In the last decades, the advancements in the areas of computer hardware/architectures and scientific computing algorithms enabled engineers and scientists to more rapidly study and design complex systems by heavily relaying on numerical simulations. The increased need for predictive numerical simulations exacerbated the requirement for an accurate quantification of the errors of the numerical simulations beyond the more classical algorithmic verification activities. As a consequence, Uncertainty Quantification (UQ) has been introduced as a task that allows for a formal characterization and propagation of the physical and numerical uncertainty through computational codes in order to obtain statistics of the system's response. Despite the recent efforts and successes in advancing the UQ algorithms’ efficiency, the simultaneous combination of a large number of uncertainty parameters (which often correlates to the complexity of the numerical/physical assumptions) and the lack of regularity of the system's response still represents a formidable challenge for UQ. One of the possible ways of circumventing these difficulties is to rely on sampling-based approaches which are generally robust, easy to implement and they possess a rate of convergence which is independent from the number of parameters.
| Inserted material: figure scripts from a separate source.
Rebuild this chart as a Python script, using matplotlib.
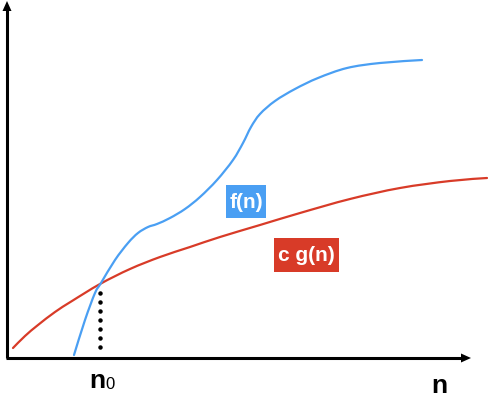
import matplotlib
matplotlib.use("Agg")
import matplotlib.pyplot as plt
from matplotlib.patches import Rectangle, PathPatch
from matplotlib.path import Path

# curve points (pixel coordinates, y downward)
f_x = [74, 85, 95, 101, 115, 128, 138, 148, 157, 170, 185, 200, 217, 233, 243, 251, 260, 275, 295, 318, 347, 380, 422]
f_y = [355, 320, 293, 283, 260, 243, 233, 227, 224, 218, 209, 197, 180, 160, 143, 127, 114, 101, 89, 78, 68, 63, 60]
g_x = [13, 25, 38, 55, 72, 100, 130, 160, 190, 220, 260, 300, 350, 400, 450, 487]
g_y = [348, 336, 325, 312, 301, 284, 269, 257, 247, 237, 225, 213, 199, 188, 181, 178]
n0_x = 100
n0_y = 283

BLUE = "#4A9FF3"
RED = "#D83B28"

plt.rcParams['font.family'] = ['Liberation Sans', 'DejaVu Sans']


def smooth_path(xs, ys):
    pts = list(zip(xs, ys))
    verts = [pts[0]]
    codes = [Path.MOVETO]
    n = len(pts)
    for i in range(n - 1):
        p0 = pts[i - 1] if i > 0 else pts[i]
        p1 = pts[i]
        p2 = pts[i + 1]
        p3 = pts[i + 2] if i + 2 < n else pts[i + 1]
        c1 = (p1[0] + (p2[0] - p0[0]) / 6, p1[1] + (p2[1] - p0[1]) / 6)
        c2 = (p2[0] - (p3[0] - p1[0]) / 6, p2[1] - (p3[1] - p1[1]) / 6)
        verts += [c1, c2, p2]
        codes += [Path.CURVE4] * 3
    return Path(verts, codes)


fig = plt.figure(figsize=(4.88, 4.03), dpi=100)
ax = fig.add_axes([0, 0, 1, 1])
ax.set_xlim(0, 488)
ax.set_ylim(403, 0)
ax.axis('off')

# axes with arrows
ax.plot([7, 7], [358, 10], color='black', lw=2.2, solid_capstyle='butt')
ax.fill([2.5, 11.5, 7], [11, 11, 1], color='black', lw=0)
ax.plot([6, 462], [358, 358], color='black', lw=2.2, solid_capstyle='butt')
ax.fill([461, 461, 471], [353.5, 362.5, 358], color='black', lw=0)

# curves
ax.add_patch(PathPatch(smooth_path(g_x, g_y), fill=False, edgecolor=RED, lw=1.6,
                       capstyle='round', joinstyle='round'))
ax.add_patch(PathPatch(smooth_path(f_x, f_y), fill=False, edgecolor=BLUE, lw=1.6,
                       capstyle='round', joinstyle='round'))

# dotted line at n0
ys = [n0_y + 10 + 9 * i for i in range(7)]
ax.plot([n0_x] * len(ys), ys, linestyle='none', marker='o', ms=2.2, color='black')

# labels
ax.add_patch(Rectangle((226, 185), 40, 33, color=BLUE, lw=0))
ax.text(246, 202, "f(n)", color='white', fontsize=15, fontweight='bold', ha='center', va='center')
ax.add_patch(Rectangle((274, 238), 65, 34, color=RED, lw=0))
ax.text(306.5, 255.5, "c g(n)", color='white', fontsize=15, fontweight='bold', ha='center', va='center')

ax.text(89, 388, "n", fontsize=19, fontweight='bold', ha='left', va='baseline')
ax.text(105, 389, "0", fontsize=12, ha='left', va='baseline')
ax.text(439, 393, "n", fontsize=19, fontweight='bold', ha='center', va='baseline')

fig.savefig("out.png", dpi=100)
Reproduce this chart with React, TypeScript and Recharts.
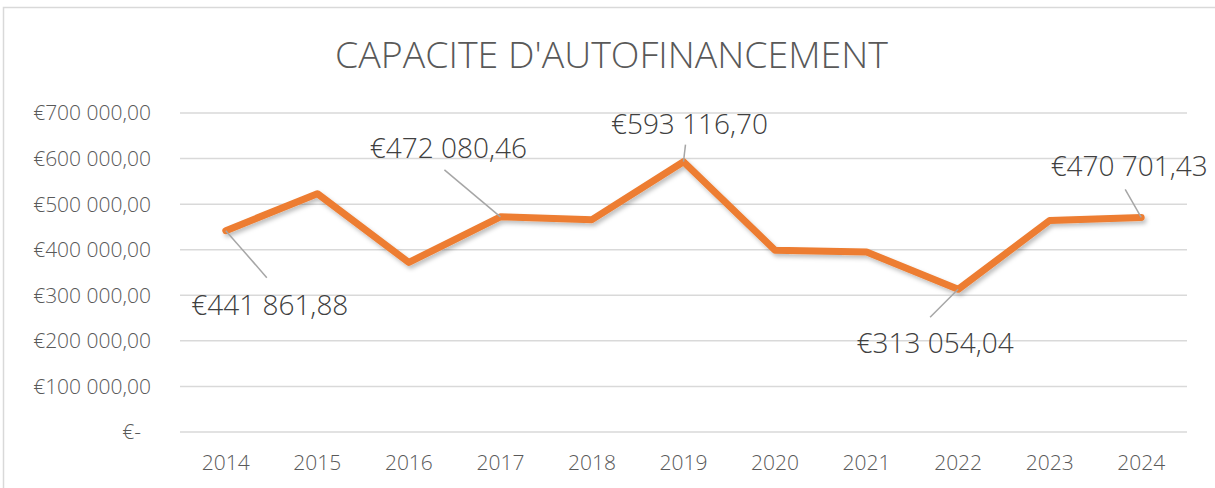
import React from "react";
import {
  LineChart,
  Line,
  XAxis,
  YAxis,
  CartesianGrid,
  LabelList,
} from "recharts";

const years = ["2014", "2015", "2016", "2017", "2018", "2019", "2020", "2021", "2022", "2023", "2024"];
const cafValues = [
  441861.88, 523000, 372000, 472080.46, 466000, 593116.7, 399000, 395000, 313054.04, 464000, 470701.43,
];
const yTicks = [0, 100000, 200000, 300000, 400000, 500000, 600000, 700000];
const labelledYears = ["2014", "2017", "2019", "2022", "2024"];

// where each data label sits relative to its point (text anchor = middle, y = baseline)
const labelPlacement: Record<string, { tx: number; ty: number; lx: number; ly: number }> = {
  "2014": { tx: 44, ty: 84, lx: 41, ly: 47 },
  "2017": { tx: -52, ty: -59, lx: -56, ly: -47 },
  "2019": { tx: 6, ty: -28, lx: 2, ly: -17 },
  "2022": { tx: -23, ty: 64, lx: -28, ly: 28 },
  "2024": { tx: -12, ty: -41, lx: -16, ly: -28 },
};

const data = years.map((year, i) => ({ year, caf: cafValues[i] }));

const FONT = "'Open Sans', 'Liberation Sans', sans-serif";

function euro(v: number) {
  const [intPart, dec] = v.toFixed(2).split(".");
  const grouped = intPart.replace(/\B(?=(\d{3})+(?!\d))/g, " ");
  return `€${grouped},${dec}`;
}

function YTick(props: any) {
  const { x, y, payload } = props;
  const v = payload.value as number;
  return (
    <text
      x={v === 0 ? x - 10 : x}
      y={y}
      dy="0.355em"
      textAnchor="end"
      fill="#595959"
      fontSize={21}
      fontWeight={300}
      fontFamily={FONT}
    >
      {v === 0 ? "€-" : euro(v)}
    </text>
  );
}

function PointLabel(props: any) {
  const { x, y, index } = props;
  const year = years[index];
  if (!labelledYears.includes(year)) return null;
  const p = labelPlacement[year];
  return (
    <g>
      <line x1={x} y1={y} x2={x + p.lx} y2={y + p.ly} stroke="#A6A6A6" strokeWidth={1.5} />
      <text
        x={x + p.tx}
        y={y + p.ty}
        textAnchor="middle"
        fill="#404040"
        fontSize={28}
        fontWeight={300}
        fontFamily={FONT}
      >
        {euro(cafValues[index])}
      </text>
    </g>
  );
}

export default function App() {
  return (
    <div
      style={{
        position: "absolute",
        top: 0,
        left: 0,
        width: 1215,
        height: 488,
        background: "#fff",
        overflow: "hidden",
      }}
    >
      <svg width={0} height={0} style={{ position: "absolute" }}>
        <defs>
          <filter id="lineShadow" x="-10%" y="-20%" width="120%" height="150%">
            <feDropShadow dx={2} dy={3} stdDeviation={2} floodColor="#000" floodOpacity={0.25} />
          </filter>
        </defs>
      </svg>
      <svg width={1215} height={488} style={{ position: "absolute", top: 0, left: 0 }}>
        <rect x={3.5} y={7.5} width={1220} height={500} fill="none" stroke="#D9D9D9" strokeWidth={1.5} />
        <text
          x={611.5}
          y={68}
          textAnchor="middle"
          fill="#595959"
          fontSize={36}
          fontWeight={300}
          fontFamily={FONT}
          textLength={553}
          lengthAdjust="spacingAndGlyphs"
        >
          CAPACITE D'AUTOFINANCEMENT
        </text>
      </svg>
      <div style={{ position: "absolute", top: 0, left: 0 }}>
        <LineChart
          width={1215}
          height={488}
          data={data}
          margin={{ top: 113, right: 28, bottom: 16, left: 10 }}
        >
          <CartesianGrid vertical={false} stroke="#D9D9D9" strokeWidth={1.5} />
          <XAxis
            dataKey="year"
            height={40}
            axisLine={false}
            tickLine={false}
            tickSize={0}
            tickMargin={23}
            padding={{ left: 45.8, right: 45.8 }}
            tick={{ fontSize: 21, fill: "#595959", fontFamily: FONT, fontWeight: 300 }}
            interval={0}
          />
          <YAxis
            width={170}
            domain={[0, 700000]}
            ticks={yTicks}
            axisLine={false}
            tickLine={false}
            tickSize={0}
            tickMargin={29}
            tick={<YTick />}
            interval={0}
          />
          <Line
            type="linear"
            dataKey="caf"
            stroke="#ED7D31"
            strokeWidth={7}
            strokeLinejoin="round"
            strokeLinecap="round"
            filter="url(#lineShadow)"
            dot={false}
            activeDot={false}
            isAnimationActive={false}
          >
            <LabelList dataKey="caf" content={<PointLabel />} />
          </Line>
        </LineChart>
      </div>
    </div>
  );
}
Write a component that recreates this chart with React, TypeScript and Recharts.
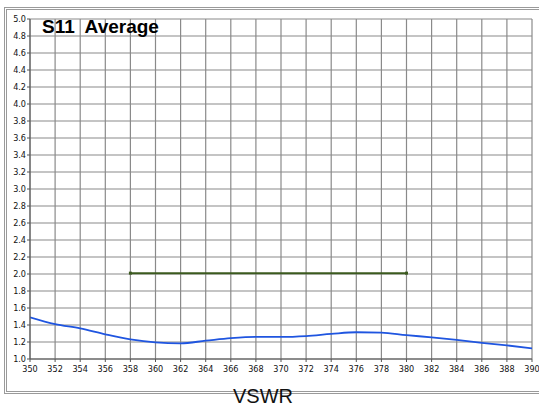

However, for many years the extreme computational cost of these methods prevented their widespread use for UQ in the context of high-fidelity simulations. More recently several multilevel/multifidelity Monte Carlo strategies have been proposed to decrease the Monte Carlo cost without penalizing its accuracy. Several different versions of multifidelity methods exist, but they all share the main idea: whenever a set/cloud/sequence of system realizations with varying accuracy can be obtained, it is often more efficient to fuse data coming from all of them instead of relying to the higher-fidelity model only. In this talk we summarize our recent efforts in investigating novel ways of increasing the efficiency of these multifidelity approaches. We will provide several theoretical and numerical results and we will discuss a collection of numerical examples ranging from simple analytical/verification test cases to more complex and realistic engineering systems.
18/09/2020
BIO
Gianluca Geraci is a Senior Member of Technical Staff in the Optimization and Uncertainty Quantification Department of the Sandia National Laboratories in Albuquerque, New Mexico. Gianluca received his Master Degree in Aeronautical Engineering (with a major in aerodynamics) from Politecnico di Milano, Italy in 2010 with a thesis on hybrid finite element/finite volume schemes for compressible flows in curvilinear coordinates supervised by Prof. Alberto Guardone. He completed a PhD in Applied Mathematics and Scientific Computing in 2013 working under the direction of Prof. Remi Abgrall and Dr. Pietro Marco Congedo on intrusive finite volume multiresolution schemes for UQ at the French Institute for Research in Computer Science and Automation (INRIA) in Bordeaux, France. After his PhD he moved to the USA to join the Center for Turbulence Research of the Stanford University as PostDoctoral Fellow where he worked on efficient UQ strategies for particle-laden turbulent flows in radiation environments within the Predictive Science Academic Alliance Program (PSAAP II) project directed by Prof. Gianluca Iaccarino. At the end of 2016, he moved to the Sandia National Laboratories in Albuquerque where his current research interests are spanning the broad areas of theoretical and algorithmic development of multifidelity approaches for UQ and optimization under uncertainty along with their deployment to realistic engineering applications.